The Graduate Minority Students' Project (GMSP) serves as an advocate, resource and network for underrepresented graduate students of color at the University of California, Berkeley. GMSP assists individual students and student organizations through a variety of services and publications, academic symposiums, cultural activities, and social gatherings.
The Graduate Women's Project (GWP) is the only program at UC-Berkeley devoted solely to addressing the concerns of graduate women. GWP was first established in 1981 in response to an overwhelming demand for campus resources that would address graduate women's personal, social, and academic needs.
The Women of Color initiative is a workshop-based, daylong event, dedicated to addressing contemporary issues facing Women of Color. Our goal is to share information among women of color on ways in which they can improve themselves individually and collectively in the community, home, and professional world.
The Science Diversity Office works with departments, faculty, staff and students to increase the number of women and underrepresented students in the physical sciences at Berkeley. Berkeley enrolls and graduates more underrepresented minorities with Ph.D.s in the sciences, mathematics and engineering than any other university.
As part of UC Berkeley's mission to foster academic excellence through diversity, the American Indian Graduate Program seeks, through outreach, individual recruitment, and student services, to counteract the barriers that prevent the full participation of American Indian and Alaska Native students in graduate education.

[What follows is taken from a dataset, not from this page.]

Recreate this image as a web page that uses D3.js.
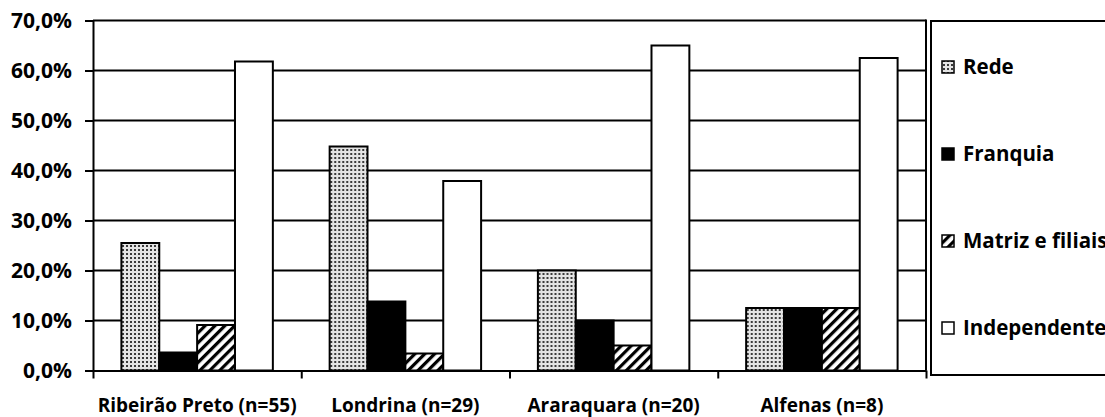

The mission of GRADS, in conjunction with efforts by the administration of the School of Public Health, is to foster diversity within the student population at the School through strategic efforts designed to recruit applicants from underrepresented populations, to support those applicants in best positioning themselves to gain admission to the School, and to encourage the eventual matriculation of these students.

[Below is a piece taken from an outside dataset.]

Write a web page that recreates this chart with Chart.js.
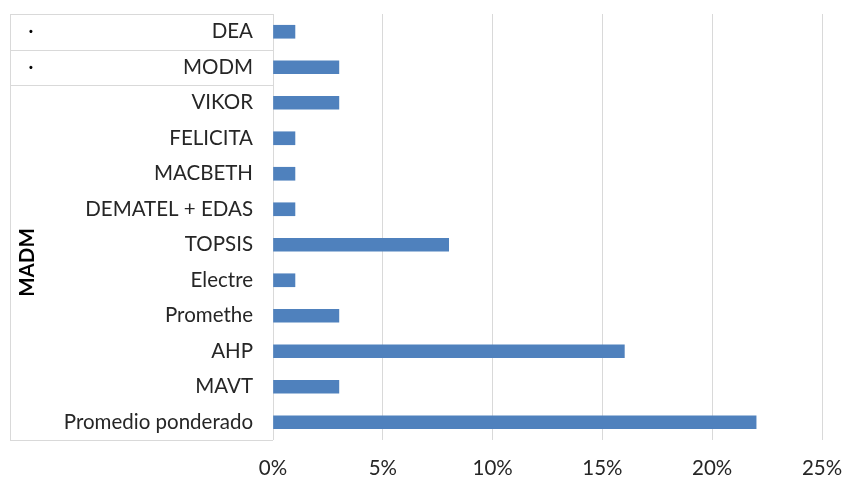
<!DOCTYPE html>
<html><head><meta charset="utf-8">
<script src="https://cdn.jsdelivr.net/npm/chart.js@4/dist/chart.umd.min.js"></script>
<style>html,body{margin:0;padding:0;background:#fff}#w{width:846px;height:479px}</style>
</head><body><div id="w"><canvas id="c"></canvas></div>
<script>
const categories = ['DEA','MODM','VIKOR','FELICITA','MACBETH','DEMATEL + EDAS','TOPSIS','Electre','Promethe','AHP','MAVT','Promedio ponderado'];
const groups = ['·','·','MADM','MADM','MADM','MADM','MADM','MADM','MADM','MADM','MADM','MADM'];
const values = [1,3,3,1,1,1,8,1,3,16,3,22];
const xTicks = [0,5,10,15,20,25];

const FONT = 'Lato, "Open Sans", sans-serif';
const FS = 20.5;
const TXT = '#262626';
const LINE = '#d9d9d9';

const groupPlugin = {
  id:'groups',
  afterDraw(chart){
    const ctx = chart.ctx, y = chart.scales.y, a = chart.chartArea;
    const left = 10, right = a.left;
    const half = (y.getPixelForValue(1) - y.getPixelForValue(0))/2;
    ctx.save();
    ctx.strokeStyle = LINE; ctx.lineWidth = 1;
    const hline = yy => {ctx.beginPath();ctx.moveTo(left,Math.round(yy)+0.5);ctx.lineTo(right,Math.round(yy)+0.5);ctx.stroke();};
    let runs = [], s = 0;
    for (let i=1;i<=groups.length;i++){
      if (i===groups.length || groups[i]!==groups[s] || groups[s]==='·'){ runs.push([s,i-1]); s=i; }
    }
    ctx.beginPath();ctx.moveTo(left+0.5,a.top);ctx.lineTo(left+0.5,a.bottom);ctx.stroke();
    hline(a.top); hline(a.bottom);
    ctx.fillStyle = '#000';
    runs.forEach(([i0,i1])=>{
      const top = y.getPixelForValue(i0)-half, bot = y.getPixelForValue(i1)+half;
      if (i1 < groups.length-1) hline(bot);
      const label = groups[i0], cy = (top+bot)/2;
      if (label==='·'){
        ctx.font = FS + 'px ' + FONT;
        ctx.textAlign='center'; ctx.textBaseline='middle';
        ctx.fillText(label, 31, cy);
      } else {
        ctx.font = 'bold ' + FS + 'px ' + FONT;
        ctx.save(); ctx.translate(27, cy); ctx.rotate(-Math.PI/2);
        ctx.textAlign='center'; ctx.textBaseline='middle';
        ctx.fillText(label,0,0); ctx.restore();
      }
    });
    ctx.restore();
  }
};

new Chart(document.getElementById('c'),{
  type:'bar',
  data:{labels:categories,datasets:[{data:values,backgroundColor:'#4F81BD',borderWidth:0,barThickness:13}]},
  options:{
    indexAxis:'y', responsive:true, maintainAspectRatio:false, animation:false,
    layout:{padding:{top:14,right:24,left:0,bottom:0}},
    plugins:{legend:{display:false},tooltip:{enabled:false}},
    scales:{
      x:{min:0,max:25,afterBuildTicks(s){s.ticks = xTicks.map(v=>({value:v}));},
         afterFit(s){s.height=39;s.paddingLeft=0;s.paddingRight=0;},
         grid:{color:LINE,drawTicks:false},border:{display:false},
         ticks:{padding:16,color:TXT,font:{family:FONT,size:FS},callback:v=>v+'%'}},
      y:{afterFit(s){s.width=273;s.paddingTop=0;s.paddingBottom=0;},
         grid:{display:false,drawTicks:false},border:{display:false},
         ticks:{padding:20,color:TXT,font:{family:FONT,size:FS}}}
    }
  },
  plugins:[groupPlugin]
});
</script></body></html>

The College of Engineering has built comprehensive programs for underrepresented engineering students in elementary through graduate school. The Center for Underrepresented Engineering Students (CUES) is nationally recognized as a leader in recruiting and retaining future engineers with individual support tailored to the needs of those missed by programs that serve majority students.
The Graduate Women of Engineering (formerly the Graduate Women of Etcheverry) are a group of graduate engineering students from all engineering disciplines at the University of California, Berkeley, whose primary purpose is to support women graduate students in all their engineering endeavours.